Tuesday, June 5, 2018

Magicalamity by Kate Saunders

MagicalamityMy name is Tom, and I've just learned that my father is a fairy, wanted for murder in the Realm. I have three fairy godmothers, although Lorna is the only one who actually answered the call to help me. She says I'm a demisprite, half human and half fairy, and plans to help me rescue my parents. Her magic skills are a little rusty, but I seem to have a natural talent for flying. I've met my other godmothers, and they're not as nice as Lorna. One of them has no love for demisprites, and the other has enslaved all of her "dead" husbands. I'm trying to understand everything they're saying about my father's life as a fairy, and it's clear there's more to his murder charge than we thought. 

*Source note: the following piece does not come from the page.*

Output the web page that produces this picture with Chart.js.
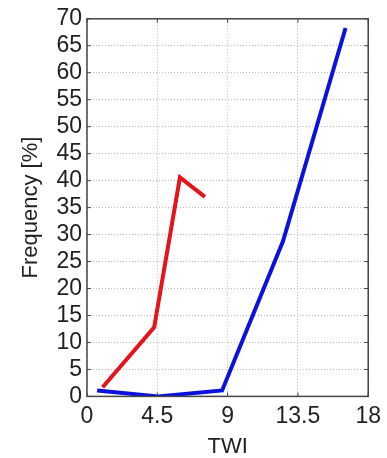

This book offers a bit of adventure and mystery with humor added in. I mean, Lorna is the first magical character you meet, and she's forgotten most of the easiest spells; Tom is unexpectedly forced to help her relearn how to fly. The contrast between godmothers creates interest and humor, as they reconnect after being close college friends. Two of them say they've adjusted to the mortal world without using magic, but they clearly have not. One uses it to have children steal for her own profit, and the other uses it to control all of her ex-husbands to profit from their money. It sounds bad, but it's funny; the husbands are okay in the end! The author also includes humorous descriptions, as Tom is flown through disgusting sewers and is forced to disguise himself as a female dancer. It's surprising Tom didn't display more abilities even though it's said that demisprites sometimes develop unusual powers. He could fly and that was it. Overall, this book tells an entertaining story of fairies and evil rulers, and I recommend you give it a try.